Son nom circulait discrètement depuis plusieurs mois dans les cercles financiers africains. Ce jeudi, c’est désormais officiel : Sidi Mohamed Ould Tah, économiste mauritanien de 59 ans, a été élu président de la Banque africaine de développement (BAD) pour un mandat de cinq ans. Un choix salué par de nombreux observateurs, tant son parcours incarne le sérieux, la constance et la technicité au service du développement africain.
De l’agronomie à l’économie du développement
Formé entre Rabat et Montpellier, Ould Tah s’est d’abord spécialisé en économie agricole avant de s’imposer comme un expert des politiques publiques. Il est titulaire d’un doctorat en économie du développement de l’Université de Montpellier, obtenu après un diplôme d’ingénieur agronome à l’Institut agronomique et vétérinaire Hassan II du Maroc.
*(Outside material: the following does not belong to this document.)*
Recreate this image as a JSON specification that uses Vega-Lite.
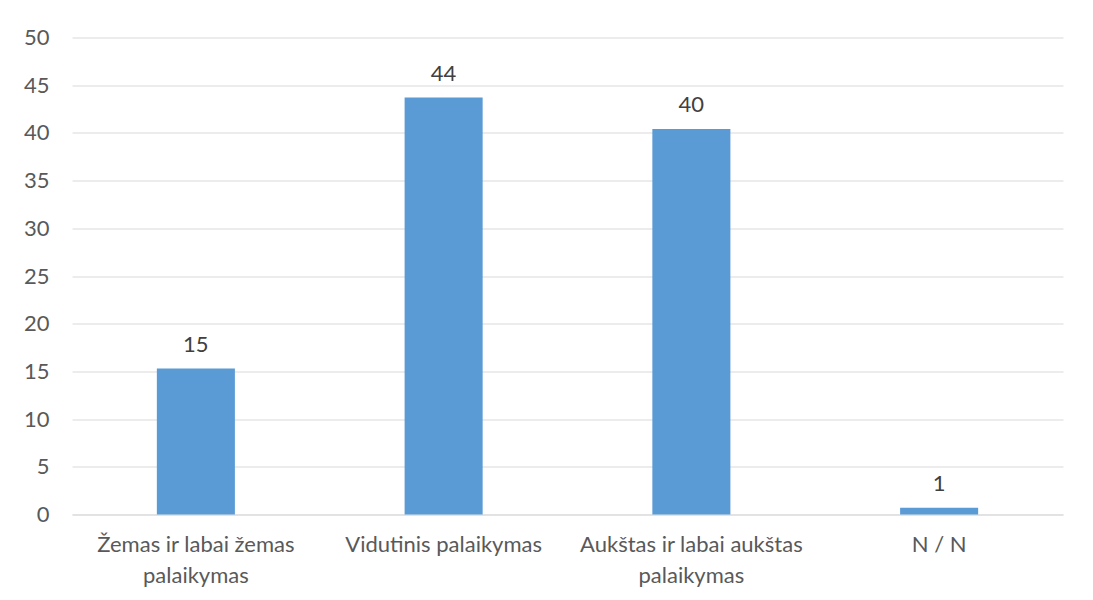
{
  "$schema": "https://vega.github.io/schema/vega-lite/v6.json",
  "autosize": {"type": "none"},
  "width": 991,
  "height": 477,
  "padding": {"left": 72, "top": 37.5, "right": 30, "bottom": 85.5},
  "background": "white",
  "config": {
    "view": {"stroke": null},
    "font": "Lato"
  },
  "data": {
    "values": [
      {"category": "Žemas ir labai žemas palaikymas", "value": 15.3, "label": "15"},
      {"category": "Vidutinis palaikymas", "value": 43.7, "label": "44"},
      {"category": "Aukštas ir labai aukštas palaikymas", "value": 40.4, "label": "40"},
      {"category": "N / N", "value": 0.7, "label": "1"}
    ]
  },
  "encoding": {
    "x": {
      "field": "category",
      "type": "nominal",
      "sort": null,
      "scale": {"paddingInner": 0.685, "paddingOuter": 0.3425},
      "axis": {
        "title": null,
        "labelAngle": 0,
        "labelFont": "Lato",
        "labelFontSize": 22,
        "labelColor": "#595959",
        "labelLineHeight": 31,
        "labelPadding": 20,
        "labelLimit": 400,
        "ticks": false,
        "domainColor": "#D9D9D9",
        "domainWidth": 1,
        "labelExpr": "datum.value == 'Žemas ir labai žemas palaikymas' ? ['Žemas ir labai žemas', 'palaikymas'] : datum.value == 'Aukštas ir labai aukštas palaikymas' ? ['Aukštas ir labai aukštas', 'palaikymas'] : datum.value"
      }
    },
    "y": {
      "field": "value",
      "type": "quantitative",
      "scale": {"domain": [0, 50], "nice": false},
      "axis": {
        "title": null,
        "values": [0, 5, 10, 15, 20, 25, 30, 35, 40, 45, 50],
        "labelFont": "Lato",
        "labelFontSize": 22,
        "labelColor": "#595959",
        "labelPadding": 23,
        "ticks": false,
        "domain": false,
        "grid": true,
        "gridColor": "#D9D9D9",
        "gridWidth": 1
      }
    }
  },
  "layer": [
    {"mark": {"type": "bar", "color": "#5B9BD5"}},
    {
      "mark": {"type": "text", "baseline": "bottom", "dy": -12, "fontSize": 22, "color": "#404040", "font": "Lato"},
      "encoding": {"text": {"field": "label"}}
    }
  ]
}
Ses premières armes, il les fait dans l’enseignement : professeur d’économie du développement à l’Université de Nouakchott, il contribue à former une génération d’élites administratives mauritaniennes, tout en développant une réflexion approfondie sur les défis structurels du continent.
Dix années au service de la Mauritanie
Sa carrière publique prend son essor dans les années 2000. Conseiller économique du Premier ministre, puis directeur de la planification nationale, il est nommé en 2008 ministre des Affaires économiques et du Développement. À ce poste, qu’il occupe jusqu’en 2015, il pilote les stratégies de croissance, de lutte contre la pauvreté et de coordination avec les bailleurs de fonds internationaux. Sa capacité à dialoguer à la fois avec les institutions de Bretton Woods et les partenaires arabes ou asiatiques fait rapidement de lui une figure centrale de la diplomatie économique mauritanienne.
Le tournant BADEA
En 2015, Sidi Ould Tah prend la direction de la Banque arabe pour le développement économique en Afrique (BADEA). En dix ans, il y transforme profondément l’institution. Sous sa houlette, la BADEA double ses engagements financiers, modernise ses outils d’intervention et s’impose comme un acteur stratégique de la coopération Sud-Sud, au service de projets d’infrastructure, d’intégration régionale et de résilience économique.
Son action à la tête de la BADEA est unanimement saluée pour son efficacité et sa capacité à rapprocher le monde arabe et l’Afrique subsaharienne autour d’intérêts partagés.
Une vision africaine, résolument moderne
Plurilingue (arabe, français, anglais), fin diplomate et homme de réseaux, Sidi Ould Tah arrive à la BAD avec un programme ambitieux : mobiliser des financements innovants, réformer l’architecture financière africaine, intégrer davantage l’économie informelle, et accélérer l’investissement dans des infrastructures durables, notamment face au défi climatique.
Fervent promoteur de l’innovation, il entend faire de la technologie IA, blockchain, fintech un levier transversal de transformation. Son discours d’investiture le résume : « La BAD ne sera pas qu’un bailleur. Elle deviendra le moteur de la souveraineté économique africaine. »
Le choix de la stabilité et de l’audace
En succédant au Nigérian Akinwumi Adesina, figure charismatique de la décennie écoulée, Sidi Ould Tah apporte un style plus technocratique, mais tout aussi engagé. Son élection marque le choix de la continuité stratégique, mais aussi celui de l’audace maîtrisée, à un moment clé pour un continent en quête de financement, de cohésion régionale et de leadership. Avec lui, la BAD se dote d’un président discret, méthodique, visionnaire. Le défi est immense, mais l’homme a l’expérience des institutions et la patience des bâtisseurs.